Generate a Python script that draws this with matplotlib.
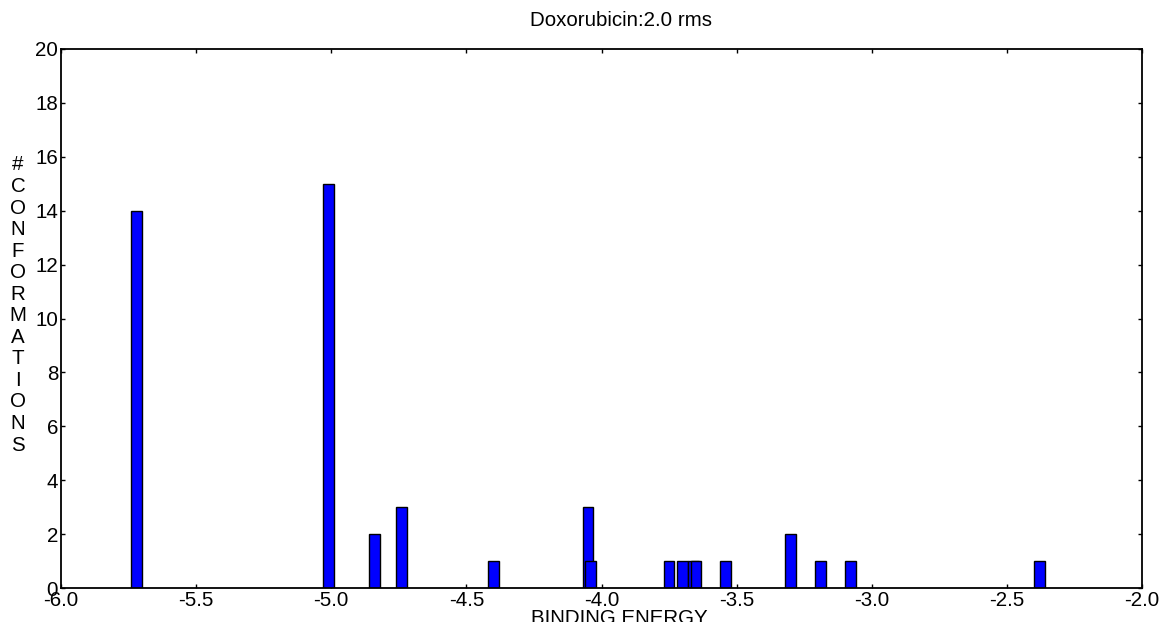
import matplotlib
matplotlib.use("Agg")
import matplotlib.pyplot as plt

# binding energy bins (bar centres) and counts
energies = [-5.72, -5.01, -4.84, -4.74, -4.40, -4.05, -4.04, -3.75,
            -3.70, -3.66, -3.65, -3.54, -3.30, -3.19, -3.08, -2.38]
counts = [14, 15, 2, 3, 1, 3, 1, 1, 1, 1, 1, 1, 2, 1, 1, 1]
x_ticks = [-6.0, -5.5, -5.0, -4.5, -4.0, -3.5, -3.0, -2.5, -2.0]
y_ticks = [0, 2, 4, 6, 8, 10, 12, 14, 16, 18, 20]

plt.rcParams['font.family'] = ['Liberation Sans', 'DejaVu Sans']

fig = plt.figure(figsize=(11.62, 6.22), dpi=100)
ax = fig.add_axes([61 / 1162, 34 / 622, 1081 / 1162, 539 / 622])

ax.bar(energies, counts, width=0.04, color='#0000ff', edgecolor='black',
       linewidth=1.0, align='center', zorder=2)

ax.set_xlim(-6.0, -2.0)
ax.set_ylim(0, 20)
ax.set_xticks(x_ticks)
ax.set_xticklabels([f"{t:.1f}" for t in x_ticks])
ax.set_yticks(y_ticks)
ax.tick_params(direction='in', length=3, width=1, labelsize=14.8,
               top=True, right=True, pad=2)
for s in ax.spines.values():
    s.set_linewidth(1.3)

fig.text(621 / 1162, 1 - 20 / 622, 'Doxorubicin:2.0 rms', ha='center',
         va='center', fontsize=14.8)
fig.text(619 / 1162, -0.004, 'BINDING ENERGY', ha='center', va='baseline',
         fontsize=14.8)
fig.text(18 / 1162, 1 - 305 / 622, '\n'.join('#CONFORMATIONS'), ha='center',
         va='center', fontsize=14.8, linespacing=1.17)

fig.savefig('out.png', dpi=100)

━━━━━━━━━━━━━━━━

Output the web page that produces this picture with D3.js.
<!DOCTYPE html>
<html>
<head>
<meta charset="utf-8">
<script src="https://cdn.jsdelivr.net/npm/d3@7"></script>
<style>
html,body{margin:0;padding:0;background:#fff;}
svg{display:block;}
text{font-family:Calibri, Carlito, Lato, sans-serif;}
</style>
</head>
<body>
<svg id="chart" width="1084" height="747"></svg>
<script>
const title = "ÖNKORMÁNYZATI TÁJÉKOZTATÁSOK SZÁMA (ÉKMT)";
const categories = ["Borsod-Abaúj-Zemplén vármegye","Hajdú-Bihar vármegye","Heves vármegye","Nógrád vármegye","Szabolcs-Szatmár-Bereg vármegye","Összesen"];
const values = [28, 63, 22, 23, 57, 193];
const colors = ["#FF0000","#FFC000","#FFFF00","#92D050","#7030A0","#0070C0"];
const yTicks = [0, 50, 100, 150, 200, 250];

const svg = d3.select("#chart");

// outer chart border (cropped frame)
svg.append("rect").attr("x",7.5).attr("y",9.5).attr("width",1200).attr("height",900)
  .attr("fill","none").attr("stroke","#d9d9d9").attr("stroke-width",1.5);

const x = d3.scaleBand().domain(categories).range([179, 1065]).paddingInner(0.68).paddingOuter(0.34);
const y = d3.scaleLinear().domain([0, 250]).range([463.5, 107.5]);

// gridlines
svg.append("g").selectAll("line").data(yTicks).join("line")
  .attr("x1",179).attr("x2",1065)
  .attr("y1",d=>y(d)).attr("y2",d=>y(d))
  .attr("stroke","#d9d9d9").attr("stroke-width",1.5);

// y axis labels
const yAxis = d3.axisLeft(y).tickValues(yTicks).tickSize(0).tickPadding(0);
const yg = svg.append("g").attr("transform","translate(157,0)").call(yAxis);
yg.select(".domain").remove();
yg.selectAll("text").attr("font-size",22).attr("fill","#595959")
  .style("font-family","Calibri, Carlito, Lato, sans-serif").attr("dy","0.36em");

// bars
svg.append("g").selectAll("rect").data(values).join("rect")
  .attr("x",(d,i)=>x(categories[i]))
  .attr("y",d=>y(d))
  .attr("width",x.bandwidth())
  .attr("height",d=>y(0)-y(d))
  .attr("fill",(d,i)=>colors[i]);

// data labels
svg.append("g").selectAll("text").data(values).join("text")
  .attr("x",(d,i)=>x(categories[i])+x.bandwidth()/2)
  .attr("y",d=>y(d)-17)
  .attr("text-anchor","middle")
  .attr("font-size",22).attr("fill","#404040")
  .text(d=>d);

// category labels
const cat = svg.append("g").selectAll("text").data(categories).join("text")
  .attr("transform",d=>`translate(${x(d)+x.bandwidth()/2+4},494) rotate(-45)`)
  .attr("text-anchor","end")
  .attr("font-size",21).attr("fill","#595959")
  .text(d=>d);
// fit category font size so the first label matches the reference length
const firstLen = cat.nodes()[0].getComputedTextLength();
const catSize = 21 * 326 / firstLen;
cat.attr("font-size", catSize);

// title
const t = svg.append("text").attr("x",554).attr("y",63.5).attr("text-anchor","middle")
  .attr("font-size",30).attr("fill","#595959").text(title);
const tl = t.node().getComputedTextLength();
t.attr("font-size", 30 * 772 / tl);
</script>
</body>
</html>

━━━━━━━━━━━━━━━━

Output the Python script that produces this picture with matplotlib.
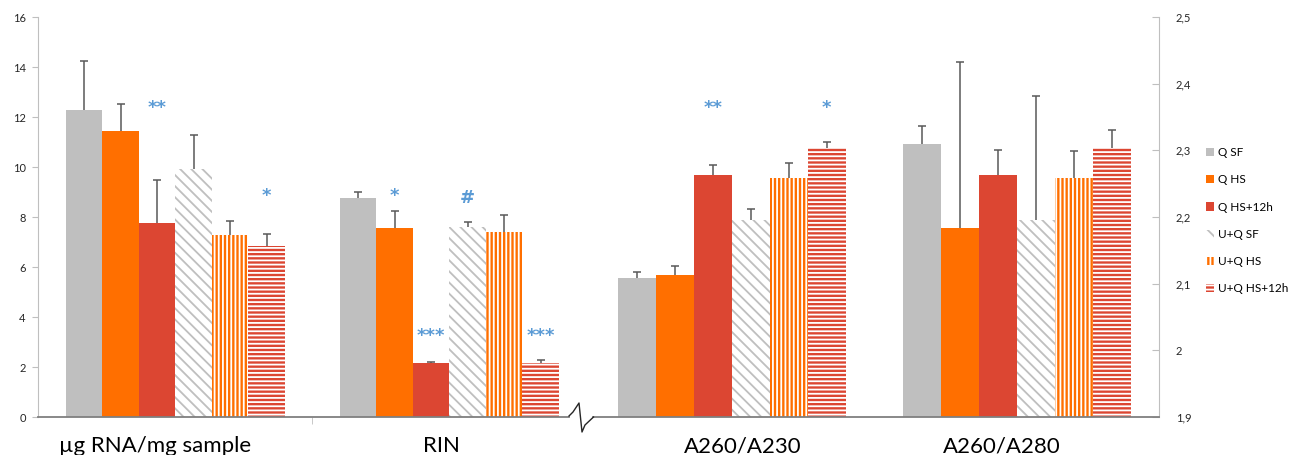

━━━━━━━━━━━━━━━━

■ GIVEN TASK:
Beginning with the line above that contains "Generate a Python" and ending with the line that contains "import matplotlib.pyplot as plt", quote each line exactly, keeping out the pictures.

■ REPLY TO THE EXERCISE:
Generate a Python script that draws this with matplotlib.
import matplotlib
matplotlib.use("Agg")
import matplotlib.pyplot as plt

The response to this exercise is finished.